The task: Only the lines from the one containing "Clone this chart in seaborn and matplotlib." through the one containing "import seaborn as sns" should be output, both ends included and exactly as they appear, minus any pictures.

━━ Data shown

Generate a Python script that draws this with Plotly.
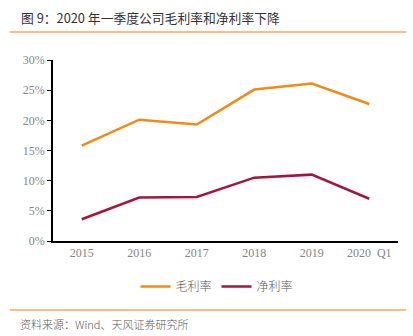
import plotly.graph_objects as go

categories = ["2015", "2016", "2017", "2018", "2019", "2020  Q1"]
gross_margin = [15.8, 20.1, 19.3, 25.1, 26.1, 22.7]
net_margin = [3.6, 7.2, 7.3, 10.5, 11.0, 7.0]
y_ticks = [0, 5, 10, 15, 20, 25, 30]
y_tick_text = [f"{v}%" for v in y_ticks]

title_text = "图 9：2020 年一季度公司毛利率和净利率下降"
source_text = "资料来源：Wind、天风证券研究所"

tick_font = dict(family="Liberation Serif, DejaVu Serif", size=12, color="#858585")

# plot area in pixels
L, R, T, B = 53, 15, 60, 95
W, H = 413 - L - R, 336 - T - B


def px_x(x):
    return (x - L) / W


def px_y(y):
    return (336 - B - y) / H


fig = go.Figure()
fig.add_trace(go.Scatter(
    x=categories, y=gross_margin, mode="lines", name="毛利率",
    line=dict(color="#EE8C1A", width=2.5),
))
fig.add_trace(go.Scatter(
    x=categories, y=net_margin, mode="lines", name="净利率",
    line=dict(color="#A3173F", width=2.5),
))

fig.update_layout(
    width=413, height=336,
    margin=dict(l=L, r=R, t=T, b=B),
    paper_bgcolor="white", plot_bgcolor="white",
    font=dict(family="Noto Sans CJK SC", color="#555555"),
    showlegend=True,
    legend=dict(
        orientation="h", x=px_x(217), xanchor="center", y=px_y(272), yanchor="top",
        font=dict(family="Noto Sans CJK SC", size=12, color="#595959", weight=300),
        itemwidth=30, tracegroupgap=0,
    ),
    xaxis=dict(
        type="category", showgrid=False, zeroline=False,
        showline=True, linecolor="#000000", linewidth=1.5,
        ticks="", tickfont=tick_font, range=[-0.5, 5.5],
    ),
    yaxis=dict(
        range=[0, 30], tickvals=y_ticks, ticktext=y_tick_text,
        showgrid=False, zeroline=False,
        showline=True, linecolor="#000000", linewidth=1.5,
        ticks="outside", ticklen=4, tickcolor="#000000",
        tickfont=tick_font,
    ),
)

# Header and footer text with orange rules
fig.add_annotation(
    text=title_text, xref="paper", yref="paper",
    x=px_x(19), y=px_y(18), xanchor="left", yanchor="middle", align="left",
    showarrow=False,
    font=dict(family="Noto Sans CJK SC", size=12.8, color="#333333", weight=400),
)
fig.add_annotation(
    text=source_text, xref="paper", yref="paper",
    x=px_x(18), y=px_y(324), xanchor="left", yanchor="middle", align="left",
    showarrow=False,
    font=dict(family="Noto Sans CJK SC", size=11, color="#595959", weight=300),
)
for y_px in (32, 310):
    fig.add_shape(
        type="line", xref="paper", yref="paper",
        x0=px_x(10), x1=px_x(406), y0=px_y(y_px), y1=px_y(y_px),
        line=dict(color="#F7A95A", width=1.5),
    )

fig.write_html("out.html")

━━━━
━━ Data shown

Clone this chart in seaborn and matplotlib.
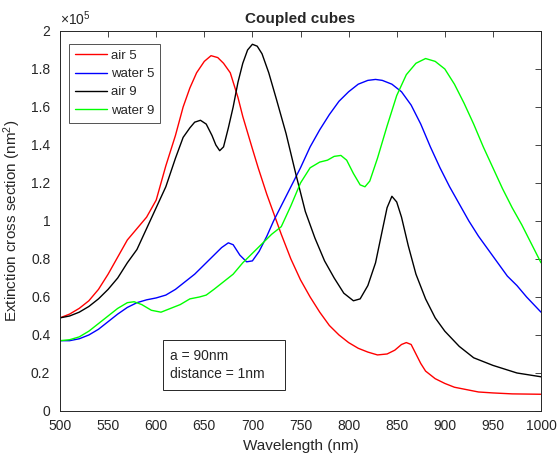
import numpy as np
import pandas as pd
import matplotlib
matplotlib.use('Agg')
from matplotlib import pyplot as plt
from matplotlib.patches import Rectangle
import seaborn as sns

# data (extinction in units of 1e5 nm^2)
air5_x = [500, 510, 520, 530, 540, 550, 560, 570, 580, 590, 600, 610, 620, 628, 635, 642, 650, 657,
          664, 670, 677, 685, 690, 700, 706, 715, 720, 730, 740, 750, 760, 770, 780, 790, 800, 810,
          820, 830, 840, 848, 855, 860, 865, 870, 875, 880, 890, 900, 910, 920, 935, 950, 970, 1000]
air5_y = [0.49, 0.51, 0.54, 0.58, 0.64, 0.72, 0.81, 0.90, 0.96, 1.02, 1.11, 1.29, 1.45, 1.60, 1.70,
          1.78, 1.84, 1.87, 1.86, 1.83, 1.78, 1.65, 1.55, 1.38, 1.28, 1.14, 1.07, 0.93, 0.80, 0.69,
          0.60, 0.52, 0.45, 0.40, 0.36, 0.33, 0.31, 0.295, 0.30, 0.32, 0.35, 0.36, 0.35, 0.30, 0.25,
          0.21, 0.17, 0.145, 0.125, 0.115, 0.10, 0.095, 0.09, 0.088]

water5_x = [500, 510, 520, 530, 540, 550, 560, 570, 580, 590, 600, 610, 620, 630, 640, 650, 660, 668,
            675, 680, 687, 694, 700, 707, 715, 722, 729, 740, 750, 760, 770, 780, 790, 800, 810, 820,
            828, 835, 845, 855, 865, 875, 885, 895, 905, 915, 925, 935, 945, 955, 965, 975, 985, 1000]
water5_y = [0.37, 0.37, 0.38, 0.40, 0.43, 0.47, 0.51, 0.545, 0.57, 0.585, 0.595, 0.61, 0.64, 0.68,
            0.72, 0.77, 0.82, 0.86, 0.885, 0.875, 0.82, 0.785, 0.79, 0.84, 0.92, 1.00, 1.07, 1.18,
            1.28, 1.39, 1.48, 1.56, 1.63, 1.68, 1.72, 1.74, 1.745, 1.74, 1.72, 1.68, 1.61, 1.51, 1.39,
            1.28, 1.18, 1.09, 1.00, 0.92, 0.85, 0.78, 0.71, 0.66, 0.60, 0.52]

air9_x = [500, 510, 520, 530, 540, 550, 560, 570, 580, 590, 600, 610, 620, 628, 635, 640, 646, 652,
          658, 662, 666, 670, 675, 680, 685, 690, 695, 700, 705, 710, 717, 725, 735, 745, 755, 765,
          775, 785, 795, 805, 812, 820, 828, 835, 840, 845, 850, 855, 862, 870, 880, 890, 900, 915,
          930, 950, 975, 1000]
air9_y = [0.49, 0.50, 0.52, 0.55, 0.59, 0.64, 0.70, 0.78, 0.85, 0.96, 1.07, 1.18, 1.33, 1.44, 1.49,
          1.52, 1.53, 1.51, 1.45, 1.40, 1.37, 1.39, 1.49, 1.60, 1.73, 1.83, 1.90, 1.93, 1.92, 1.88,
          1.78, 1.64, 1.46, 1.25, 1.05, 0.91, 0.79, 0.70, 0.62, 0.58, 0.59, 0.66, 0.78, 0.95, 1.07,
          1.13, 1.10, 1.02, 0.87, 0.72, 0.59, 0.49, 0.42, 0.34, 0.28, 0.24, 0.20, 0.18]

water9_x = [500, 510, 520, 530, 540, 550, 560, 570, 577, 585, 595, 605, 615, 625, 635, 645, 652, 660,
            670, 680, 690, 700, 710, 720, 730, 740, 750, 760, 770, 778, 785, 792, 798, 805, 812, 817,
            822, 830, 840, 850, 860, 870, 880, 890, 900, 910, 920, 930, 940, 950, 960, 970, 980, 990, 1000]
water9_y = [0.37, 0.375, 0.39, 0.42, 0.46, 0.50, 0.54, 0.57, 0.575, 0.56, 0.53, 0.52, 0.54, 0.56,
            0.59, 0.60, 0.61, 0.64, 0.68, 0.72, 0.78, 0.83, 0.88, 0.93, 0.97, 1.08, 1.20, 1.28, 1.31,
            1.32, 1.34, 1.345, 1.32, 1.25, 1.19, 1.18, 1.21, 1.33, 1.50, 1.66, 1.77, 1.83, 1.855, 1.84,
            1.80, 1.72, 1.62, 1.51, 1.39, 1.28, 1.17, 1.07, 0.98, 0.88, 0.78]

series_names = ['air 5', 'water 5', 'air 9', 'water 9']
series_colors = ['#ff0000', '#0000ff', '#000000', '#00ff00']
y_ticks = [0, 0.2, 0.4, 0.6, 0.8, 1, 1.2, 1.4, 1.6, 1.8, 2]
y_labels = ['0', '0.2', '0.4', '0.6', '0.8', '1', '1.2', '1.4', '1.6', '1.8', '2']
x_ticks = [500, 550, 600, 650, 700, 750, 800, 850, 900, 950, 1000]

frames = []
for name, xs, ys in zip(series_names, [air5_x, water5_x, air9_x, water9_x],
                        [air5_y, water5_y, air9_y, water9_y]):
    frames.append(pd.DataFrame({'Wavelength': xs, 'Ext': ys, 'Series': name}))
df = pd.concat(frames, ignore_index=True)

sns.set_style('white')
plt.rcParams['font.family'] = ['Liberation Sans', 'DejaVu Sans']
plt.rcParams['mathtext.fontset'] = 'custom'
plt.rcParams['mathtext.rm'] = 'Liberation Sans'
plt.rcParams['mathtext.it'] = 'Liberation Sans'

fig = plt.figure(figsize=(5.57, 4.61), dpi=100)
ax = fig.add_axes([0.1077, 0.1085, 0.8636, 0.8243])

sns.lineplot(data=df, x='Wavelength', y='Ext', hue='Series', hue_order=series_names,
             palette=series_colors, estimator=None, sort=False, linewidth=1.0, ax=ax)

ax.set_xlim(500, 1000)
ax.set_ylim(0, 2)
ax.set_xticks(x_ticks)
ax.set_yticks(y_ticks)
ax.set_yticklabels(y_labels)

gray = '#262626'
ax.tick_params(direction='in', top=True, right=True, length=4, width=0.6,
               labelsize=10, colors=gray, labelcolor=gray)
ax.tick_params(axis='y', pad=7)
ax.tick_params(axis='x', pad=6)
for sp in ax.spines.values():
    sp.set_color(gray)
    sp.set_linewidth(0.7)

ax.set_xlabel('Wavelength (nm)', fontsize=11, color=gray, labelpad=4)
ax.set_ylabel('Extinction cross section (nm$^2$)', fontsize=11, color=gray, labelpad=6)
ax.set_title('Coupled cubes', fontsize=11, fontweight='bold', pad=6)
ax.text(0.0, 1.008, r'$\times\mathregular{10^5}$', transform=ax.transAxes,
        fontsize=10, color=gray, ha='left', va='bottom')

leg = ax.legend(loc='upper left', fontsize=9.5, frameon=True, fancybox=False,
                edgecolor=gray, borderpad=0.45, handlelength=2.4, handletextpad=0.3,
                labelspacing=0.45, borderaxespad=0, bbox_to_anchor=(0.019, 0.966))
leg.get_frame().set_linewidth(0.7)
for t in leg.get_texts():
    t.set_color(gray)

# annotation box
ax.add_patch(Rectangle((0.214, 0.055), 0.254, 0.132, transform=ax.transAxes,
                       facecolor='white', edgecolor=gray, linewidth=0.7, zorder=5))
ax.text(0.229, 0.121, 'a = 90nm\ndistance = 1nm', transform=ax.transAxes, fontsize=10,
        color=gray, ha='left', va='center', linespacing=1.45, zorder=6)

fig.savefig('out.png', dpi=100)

━━━━
━━ Data shown

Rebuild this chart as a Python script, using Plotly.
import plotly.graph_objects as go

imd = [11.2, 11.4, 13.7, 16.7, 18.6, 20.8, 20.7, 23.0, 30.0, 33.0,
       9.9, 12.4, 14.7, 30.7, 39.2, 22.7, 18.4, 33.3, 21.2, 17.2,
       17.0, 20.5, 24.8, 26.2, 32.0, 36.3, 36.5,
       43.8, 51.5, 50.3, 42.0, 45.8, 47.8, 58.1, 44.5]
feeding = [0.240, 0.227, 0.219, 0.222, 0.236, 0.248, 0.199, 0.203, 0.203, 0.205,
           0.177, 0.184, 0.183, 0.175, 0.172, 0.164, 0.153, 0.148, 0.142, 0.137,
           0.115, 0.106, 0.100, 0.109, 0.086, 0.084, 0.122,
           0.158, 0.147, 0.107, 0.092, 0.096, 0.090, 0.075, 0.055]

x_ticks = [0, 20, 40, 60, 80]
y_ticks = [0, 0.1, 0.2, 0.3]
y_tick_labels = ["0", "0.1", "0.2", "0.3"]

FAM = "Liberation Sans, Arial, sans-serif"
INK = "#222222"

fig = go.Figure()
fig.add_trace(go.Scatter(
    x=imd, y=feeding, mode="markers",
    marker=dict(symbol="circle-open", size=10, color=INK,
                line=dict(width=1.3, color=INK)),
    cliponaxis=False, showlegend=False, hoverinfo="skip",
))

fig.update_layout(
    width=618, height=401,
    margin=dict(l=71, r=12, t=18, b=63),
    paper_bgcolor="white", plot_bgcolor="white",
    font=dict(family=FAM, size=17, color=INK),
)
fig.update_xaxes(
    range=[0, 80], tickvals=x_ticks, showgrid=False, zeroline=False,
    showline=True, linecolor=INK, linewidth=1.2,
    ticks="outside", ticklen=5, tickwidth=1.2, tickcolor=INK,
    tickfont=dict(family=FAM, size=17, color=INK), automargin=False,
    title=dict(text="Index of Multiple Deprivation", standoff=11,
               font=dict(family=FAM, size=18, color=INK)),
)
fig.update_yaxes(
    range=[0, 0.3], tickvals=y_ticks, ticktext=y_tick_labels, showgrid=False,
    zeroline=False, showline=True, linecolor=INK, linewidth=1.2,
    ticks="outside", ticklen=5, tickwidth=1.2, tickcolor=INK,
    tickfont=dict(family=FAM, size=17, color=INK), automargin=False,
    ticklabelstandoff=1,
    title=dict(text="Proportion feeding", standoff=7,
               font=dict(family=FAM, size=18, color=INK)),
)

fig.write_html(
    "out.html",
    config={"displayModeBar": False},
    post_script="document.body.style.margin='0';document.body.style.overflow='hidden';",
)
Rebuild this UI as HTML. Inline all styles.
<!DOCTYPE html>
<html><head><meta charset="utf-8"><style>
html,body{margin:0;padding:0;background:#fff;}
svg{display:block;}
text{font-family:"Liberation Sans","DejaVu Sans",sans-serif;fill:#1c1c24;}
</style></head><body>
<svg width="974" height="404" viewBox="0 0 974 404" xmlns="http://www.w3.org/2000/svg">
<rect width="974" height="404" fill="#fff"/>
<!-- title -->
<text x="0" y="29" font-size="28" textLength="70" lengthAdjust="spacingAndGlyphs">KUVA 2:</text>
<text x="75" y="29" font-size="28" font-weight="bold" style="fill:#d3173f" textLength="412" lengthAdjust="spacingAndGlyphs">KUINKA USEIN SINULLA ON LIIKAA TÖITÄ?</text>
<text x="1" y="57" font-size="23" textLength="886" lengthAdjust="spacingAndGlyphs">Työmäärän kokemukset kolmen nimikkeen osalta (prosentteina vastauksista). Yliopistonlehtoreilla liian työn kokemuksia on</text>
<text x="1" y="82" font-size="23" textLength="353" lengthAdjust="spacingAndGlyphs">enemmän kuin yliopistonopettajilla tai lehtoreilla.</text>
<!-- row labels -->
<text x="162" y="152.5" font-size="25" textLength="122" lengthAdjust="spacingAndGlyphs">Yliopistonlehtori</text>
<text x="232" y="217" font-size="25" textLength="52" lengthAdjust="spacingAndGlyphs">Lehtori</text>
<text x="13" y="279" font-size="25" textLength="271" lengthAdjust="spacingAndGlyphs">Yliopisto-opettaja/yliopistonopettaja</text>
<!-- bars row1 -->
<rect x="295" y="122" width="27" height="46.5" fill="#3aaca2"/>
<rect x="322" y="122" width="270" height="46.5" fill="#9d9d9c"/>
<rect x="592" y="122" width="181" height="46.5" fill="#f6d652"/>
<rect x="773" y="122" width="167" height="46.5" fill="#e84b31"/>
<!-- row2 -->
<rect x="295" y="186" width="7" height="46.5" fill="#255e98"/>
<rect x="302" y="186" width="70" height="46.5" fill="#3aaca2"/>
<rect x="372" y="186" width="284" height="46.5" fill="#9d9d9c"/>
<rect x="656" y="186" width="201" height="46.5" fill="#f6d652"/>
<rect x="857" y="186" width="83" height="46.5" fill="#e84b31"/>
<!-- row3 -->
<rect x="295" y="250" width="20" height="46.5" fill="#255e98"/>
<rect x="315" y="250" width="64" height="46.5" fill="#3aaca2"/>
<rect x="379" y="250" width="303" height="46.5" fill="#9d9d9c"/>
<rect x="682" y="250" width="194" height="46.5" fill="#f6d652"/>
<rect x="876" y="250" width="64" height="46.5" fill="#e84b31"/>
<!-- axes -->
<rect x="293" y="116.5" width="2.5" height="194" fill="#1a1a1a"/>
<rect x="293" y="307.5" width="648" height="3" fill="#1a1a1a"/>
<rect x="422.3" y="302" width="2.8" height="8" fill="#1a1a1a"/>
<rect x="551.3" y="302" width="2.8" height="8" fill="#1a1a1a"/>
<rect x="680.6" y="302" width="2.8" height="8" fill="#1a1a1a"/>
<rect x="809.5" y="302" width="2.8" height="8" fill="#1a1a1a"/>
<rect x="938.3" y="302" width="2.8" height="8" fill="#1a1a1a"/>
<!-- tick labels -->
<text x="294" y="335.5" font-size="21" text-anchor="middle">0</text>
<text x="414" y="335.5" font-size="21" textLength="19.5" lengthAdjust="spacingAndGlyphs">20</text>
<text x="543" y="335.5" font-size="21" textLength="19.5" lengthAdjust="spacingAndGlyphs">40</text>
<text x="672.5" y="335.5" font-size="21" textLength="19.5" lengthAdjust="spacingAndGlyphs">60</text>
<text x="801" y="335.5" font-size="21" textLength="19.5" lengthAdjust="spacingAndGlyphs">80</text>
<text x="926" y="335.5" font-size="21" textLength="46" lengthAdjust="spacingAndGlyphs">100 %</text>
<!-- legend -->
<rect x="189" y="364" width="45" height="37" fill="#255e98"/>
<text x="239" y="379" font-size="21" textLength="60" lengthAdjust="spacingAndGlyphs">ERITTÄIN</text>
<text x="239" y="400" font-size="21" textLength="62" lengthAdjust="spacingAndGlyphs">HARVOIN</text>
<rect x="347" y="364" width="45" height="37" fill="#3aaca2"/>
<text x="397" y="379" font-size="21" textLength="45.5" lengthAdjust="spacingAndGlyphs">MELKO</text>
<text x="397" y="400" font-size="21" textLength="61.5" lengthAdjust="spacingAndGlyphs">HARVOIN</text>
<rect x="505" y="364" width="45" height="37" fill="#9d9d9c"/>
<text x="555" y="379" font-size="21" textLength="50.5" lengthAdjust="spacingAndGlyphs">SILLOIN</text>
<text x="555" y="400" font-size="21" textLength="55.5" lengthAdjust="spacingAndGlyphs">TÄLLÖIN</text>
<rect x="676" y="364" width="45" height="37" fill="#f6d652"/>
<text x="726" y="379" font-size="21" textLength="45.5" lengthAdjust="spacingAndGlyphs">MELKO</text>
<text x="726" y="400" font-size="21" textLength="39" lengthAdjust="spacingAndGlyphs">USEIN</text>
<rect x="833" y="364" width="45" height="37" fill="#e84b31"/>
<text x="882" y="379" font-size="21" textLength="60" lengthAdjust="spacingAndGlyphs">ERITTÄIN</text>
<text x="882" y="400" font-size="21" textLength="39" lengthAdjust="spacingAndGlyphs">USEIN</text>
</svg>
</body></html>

━━━━

Answer to the exercise:
Clone this chart in seaborn and matplotlib.
import numpy as np
import pandas as pd
import matplotlib
matplotlib.use('Agg')
from matplotlib import pyplot as plt
from matplotlib.patches import Rectangle
import seaborn as sns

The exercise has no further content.